[STATED PROBLEM]
Return the whole listing, line for line, without the pictures in it.
(begin)
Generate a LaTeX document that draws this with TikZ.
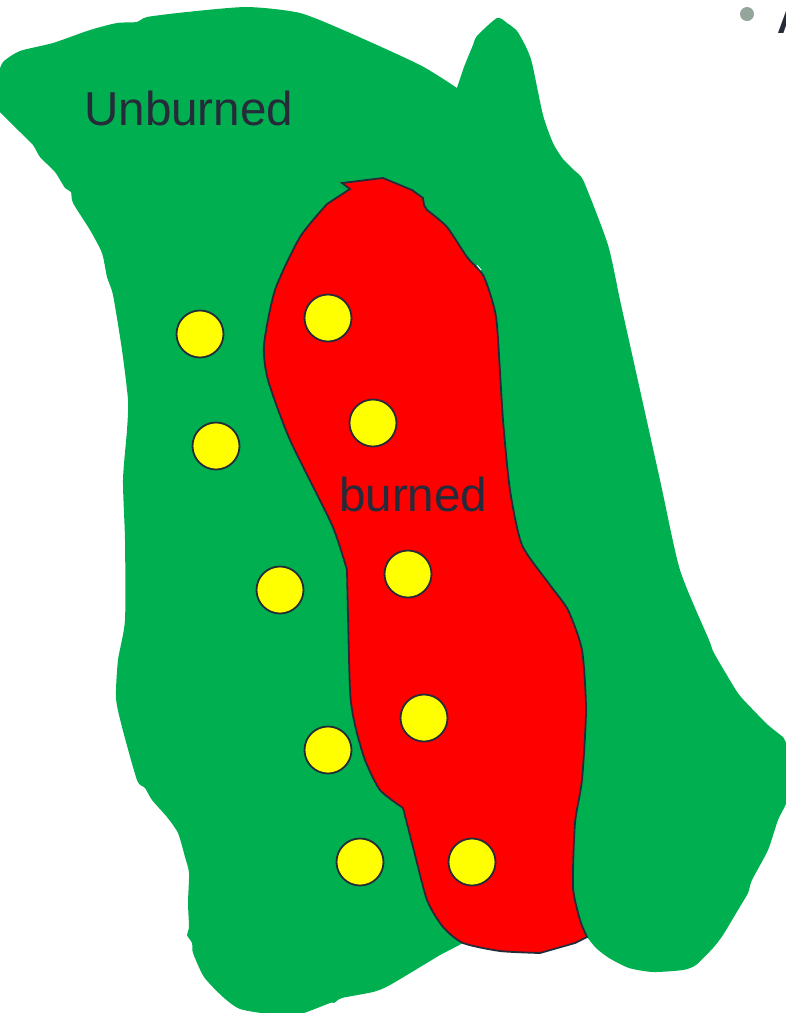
\documentclass[tikz,border=0pt]{standalone}
\usepackage{fontspec}
\setmainfont{Liberation Sans}
\usepackage{xcolor}
\definecolor{unburnedgreen}{HTML}{00B050}
\definecolor{inkdark}{HTML}{262B3A}
\definecolor{bulletgray}{HTML}{94A59B}
\definecolor{seedyellow}{HTML}{FFFF00}
\definecolor{burnedred}{HTML}{FF0000}
\begin{document}
\begin{tikzpicture}[x=1pt,y=-1pt,
  seed/.style={circle,draw=inkdark,line width=1.8pt,fill=seedyellow,minimum size=47pt,inner sep=0pt},
  zonelabel/.style={text=inkdark,font=\fontsize{47.6}{48}\selectfont,inner sep=0pt,anchor=base west}]
  \useasboundingbox (0,0) rectangle (786,1013);
  \clip (0,0) rectangle (786,1013);

  % unburned region
  \fill[unburnedgreen] plot[smooth,tension=.4] coordinates {(-2,75) (3,62) (20,51) (53,43) (90,30) (117,23) (137,22) (147,17) (187,12) (247,7) (300,13) (350,33) (420,65) (457,88)}
    -- plot[smooth,tension=.4] coordinates {(457,88) (464,67) (473,45) (477,36) (497,18) (507,23) (517,31) (526,47) (532,63) (543,115) (553,143) (563,159) (575,171) (584,182) (608,245) (620,300) (630,345) (660,480) (680,570) (709,640) (714,653) (734,687) (741,697) (758,715) (768,725) (783,737)}
    -- plot[smooth,tension=.4] coordinates {(783,737) (788,750) (788,797) (778,820) (768,850) (752,880) (748,893) (738,910) (723,935) (713,948) (696,965) (683,970) (653,972) (629,968) (609,958) (596,948) (587,937)}
    -- (540,930) -- (465,942) -- (440,955)
    -- plot[smooth,tension=.4] coordinates {(440,955) (390,985) (373,992) (342,998) (334,1003) (330,1003) (300,1014) (270,1014) (240,1009) (223,997) (204,977) (193,953) (192,943) (187,935) (189,927) (188,903) (189,873) (185,857) (178,833) (167,817) (152,800) (145,788) (137,780) (122,727) (116,698) (118,660) (125,620) (125,540) (123,480) (127,430) (128,400) (122,350) (113,295) (107,277) (102,253) (90,230) (73,203) (71,192) (65,188) (55,172) (40,157) (33,145) (20,132) (0,112) (-2,110)}
    -- cycle;

  % burned region
  \draw[inkdark,line width=1.8pt,fill=burnedred] (342,183) -- (383,178) -- (412,190) -- (423,198) -- (424,205) -- (427,210)
    -- plot[smooth,tension=.4] coordinates {(427,210) (447,227) (467,257) (483,275) (492,300) (497,325) (503,420) (510,490) (522,545) (550,585) (568,610) (582,650) (586,710) (582,780) (575,823) (573,887) (580,920) (587,937)}
    -- (575,943) -- (540,953)
    -- plot[smooth,tension=.4] coordinates {(540,953) (500,951) (463,943) (443,927) (427,900) (413,847) (403,808)}
    -- plot[smooth,tension=.4] coordinates {(403,808) (380,790) (365,760) (355,725) (350,690) (347,570)}
    -- plot[smooth,tension=.4] coordinates {(347,570) (332,525) (290,440) (268,380) (264,345) (275,290) (300,237) (327,204)}
    -- (350,189) -- cycle;
  \draw[white,line width=1pt] (477,265) -- (481,270);

  % seeds
  \foreach \i/\px/\py in {1/200/334,2/216/446,3/280/590,4/328/750,5/360/862,6/328/318,7/373/423,8/408/574,9/424/718,10/472/862}
    \node[seed] (seed\i) at (\px,\py) {};

  \node[zonelabel] (unburned) at (84,125.5) {Unburned};
  \node[zonelabel] (burned) at (339,511) {burned};

  % cut off text at the corner
  \node[circle,fill=bulletgray,minimum size=14pt,inner sep=0pt] (bullet) at (747,14) {};
  \node[text=inkdark,font=\fontsize{38}{38}\selectfont\bfseries,inner sep=0pt,anchor=base west] (cutoff) at (777,33) {A};
\end{tikzpicture}
\end{document}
(end)
[ANSWER TO THE TASK]
Generate a LaTeX document that draws this with TikZ.
\documentclass[tikz,border=0pt]{standalone}
\usepackage{fontspec}
\setmainfont{Liberation Sans}
\usepackage{xcolor}
\definecolor{unburnedgreen}{HTML}{00B050}
\definecolor{inkdark}{HTML}{262B3A}
\definecolor{bulletgray}{HTML}{94A59B}
\definecolor{seedyellow}{HTML}{FFFF00}
\definecolor{burnedred}{HTML}{FF0000}
\begin{document}
\begin{tikzpicture}[x=1pt,y=-1pt,
  seed/.style={circle,draw=inkdark,line width=1.8pt,fill=seedyellow,minimum size=47pt,inner sep=0pt},
  zonelabel/.style={text=inkdark,font=\fontsize{47.6}{48}\selectfont,inner sep=0pt,anchor=base west}]
  \useasboundingbox (0,0) rectangle (786,1013);
  \clip (0,0) rectangle (786,1013);

  % unburned region
  \fill[unburnedgreen] plot[smooth,tension=.4] coordinates {(-2,75) (3,62) (20,51) (53,43) (90,30) (117,23) (137,22) (147,17) (187,12) (247,7) (300,13) (350,33) (420,65) (457,88)}
    -- plot[smooth,tension=.4] coordinates {(457,88) (464,67) (473,45) (477,36) (497,18) (507,23) (517,31) (526,47) (532,63) (543,115) (553,143) (563,159) (575,171) (584,182) (608,245) (620,300) (630,345) (660,480) (680,570) (709,640) (714,653) (734,687) (741,697) (758,715) (768,725) (783,737)}
    -- plot[smooth,tension=.4] coordinates {(783,737) (788,750) (788,797) (778,820) (768,850) (752,880) (748,893) (738,910) (723,935) (713,948) (696,965) (683,970) (653,972) (629,968) (609,958) (596,948) (587,937)}
    -- (540,930) -- (465,942) -- (440,955)
    -- plot[smooth,tension=.4] coordinates {(440,955) (390,985) (373,992) (342,998) (334,1003) (330,1003) (300,1014) (270,1014) (240,1009) (223,997) (204,977) (193,953) (192,943) (187,935) (189,927) (188,903) (189,873) (185,857) (178,833) (167,817) (152,800) (145,788) (137,780) (122,727) (116,698) (118,660) (125,620) (125,540) (123,480) (127,430) (128,400) (122,350) (113,295) (107,277) (102,253) (90,230) (73,203) (71,192) (65,188) (55,172) (40,157) (33,145) (20,132) (0,112) (-2,110)}
    -- cycle;

  % burned region
  \draw[inkdark,line width=1.8pt,fill=burnedred] (342,183) -- (383,178) -- (412,190) -- (423,198) -- (424,205) -- (427,210)
    -- plot[smooth,tension=.4] coordinates {(427,210) (447,227) (467,257) (483,275) (492,300) (497,325) (503,420) (510,490) (522,545) (550,585) (568,610) (582,650) (586,710) (582,780) (575,823) (573,887) (580,920) (587,937)}
    -- (575,943) -- (540,953)
    -- plot[smooth,tension=.4] coordinates {(540,953) (500,951) (463,943) (443,927) (427,900) (413,847) (403,808)}
    -- plot[smooth,tension=.4] coordinates {(403,808) (380,790) (365,760) (355,725) (350,690) (347,570)}
    -- plot[smooth,tension=.4] coordinates {(347,570) (332,525) (290,440) (268,380) (264,345) (275,290) (300,237) (327,204)}
    -- (350,189) -- cycle;
  \draw[white,line width=1pt] (477,265) -- (481,270);

  % seeds
  \foreach \i/\px/\py in {1/200/334,2/216/446,3/280/590,4/328/750,5/360/862,6/328/318,7/373/423,8/408/574,9/424/718,10/472/862}
    \node[seed] (seed\i) at (\px,\py) {};

  \node[zonelabel] (unburned) at (84,125.5) {Unburned};
  \node[zonelabel] (burned) at (339,511) {burned};

  % cut off text at the corner
  \node[circle,fill=bulletgray,minimum size=14pt,inner sep=0pt] (bullet) at (747,14) {};
  \node[text=inkdark,font=\fontsize{38}{38}\selectfont\bfseries,inner sep=0pt,anchor=base west] (cutoff) at (777,33) {A};
\end{tikzpicture}
\end{document}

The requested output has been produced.